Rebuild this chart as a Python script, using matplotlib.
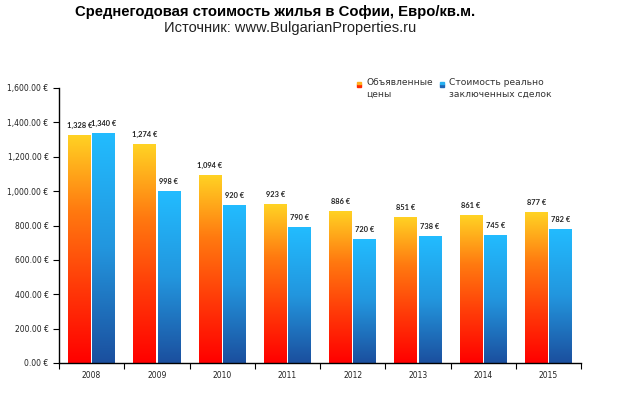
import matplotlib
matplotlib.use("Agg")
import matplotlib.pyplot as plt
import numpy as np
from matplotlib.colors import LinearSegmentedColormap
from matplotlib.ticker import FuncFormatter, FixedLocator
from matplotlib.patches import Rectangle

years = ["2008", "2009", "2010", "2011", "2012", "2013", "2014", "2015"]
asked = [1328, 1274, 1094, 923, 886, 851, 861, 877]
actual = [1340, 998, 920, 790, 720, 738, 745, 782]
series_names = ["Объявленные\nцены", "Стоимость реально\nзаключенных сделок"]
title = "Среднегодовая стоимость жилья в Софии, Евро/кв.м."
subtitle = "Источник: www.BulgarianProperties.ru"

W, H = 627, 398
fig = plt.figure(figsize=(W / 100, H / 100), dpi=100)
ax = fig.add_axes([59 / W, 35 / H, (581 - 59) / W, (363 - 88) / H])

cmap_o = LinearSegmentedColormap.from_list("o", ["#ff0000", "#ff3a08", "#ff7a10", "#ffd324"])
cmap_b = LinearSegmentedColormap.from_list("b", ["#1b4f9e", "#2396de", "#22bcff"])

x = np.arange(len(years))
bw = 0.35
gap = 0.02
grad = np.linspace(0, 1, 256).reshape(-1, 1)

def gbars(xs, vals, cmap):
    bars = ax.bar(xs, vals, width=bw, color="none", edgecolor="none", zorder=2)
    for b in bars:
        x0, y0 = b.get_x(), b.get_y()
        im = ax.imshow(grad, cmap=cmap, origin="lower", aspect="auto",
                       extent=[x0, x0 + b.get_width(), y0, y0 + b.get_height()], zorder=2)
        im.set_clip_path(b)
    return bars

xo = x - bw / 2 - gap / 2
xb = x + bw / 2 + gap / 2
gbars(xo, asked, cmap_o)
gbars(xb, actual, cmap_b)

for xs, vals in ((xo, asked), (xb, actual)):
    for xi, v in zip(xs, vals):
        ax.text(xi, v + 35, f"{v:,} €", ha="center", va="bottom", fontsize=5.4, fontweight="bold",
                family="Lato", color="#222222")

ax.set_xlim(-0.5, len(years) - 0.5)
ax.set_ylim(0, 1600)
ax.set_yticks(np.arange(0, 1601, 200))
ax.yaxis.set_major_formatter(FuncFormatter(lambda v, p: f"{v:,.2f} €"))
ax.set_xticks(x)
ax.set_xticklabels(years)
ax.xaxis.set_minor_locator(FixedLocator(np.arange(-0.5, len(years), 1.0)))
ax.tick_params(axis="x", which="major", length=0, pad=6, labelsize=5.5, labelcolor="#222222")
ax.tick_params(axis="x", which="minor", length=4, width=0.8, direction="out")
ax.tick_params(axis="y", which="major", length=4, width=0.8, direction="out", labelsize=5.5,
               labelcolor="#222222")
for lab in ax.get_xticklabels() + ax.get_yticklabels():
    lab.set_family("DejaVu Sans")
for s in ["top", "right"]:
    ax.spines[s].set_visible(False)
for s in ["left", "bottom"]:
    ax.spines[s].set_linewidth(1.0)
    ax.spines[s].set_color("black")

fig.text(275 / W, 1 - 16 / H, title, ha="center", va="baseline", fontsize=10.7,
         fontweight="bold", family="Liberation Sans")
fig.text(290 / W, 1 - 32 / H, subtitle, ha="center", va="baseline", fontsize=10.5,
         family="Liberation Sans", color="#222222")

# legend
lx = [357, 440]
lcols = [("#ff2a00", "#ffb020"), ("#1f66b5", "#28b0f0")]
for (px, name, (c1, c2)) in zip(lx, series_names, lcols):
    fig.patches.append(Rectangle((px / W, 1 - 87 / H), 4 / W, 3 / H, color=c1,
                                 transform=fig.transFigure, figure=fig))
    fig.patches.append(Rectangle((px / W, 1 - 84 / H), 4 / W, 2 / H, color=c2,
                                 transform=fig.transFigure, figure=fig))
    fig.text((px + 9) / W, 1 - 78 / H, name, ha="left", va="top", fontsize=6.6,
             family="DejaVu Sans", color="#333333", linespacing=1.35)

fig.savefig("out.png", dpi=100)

_REQUIRED WORK_. Skip the pictures and restate exactly the lines from the beginning of the listing to the line with "from matplotlib.patches import Rectangle", that line included.

_RESPONSE BELOW_.
Rebuild this chart as a Python script, using matplotlib.
import matplotlib
matplotlib.use("Agg")
import matplotlib.pyplot as plt
import numpy as np
from matplotlib.colors import LinearSegmentedColormap
from matplotlib.ticker import FuncFormatter, FixedLocator
from matplotlib.patches import Rectangle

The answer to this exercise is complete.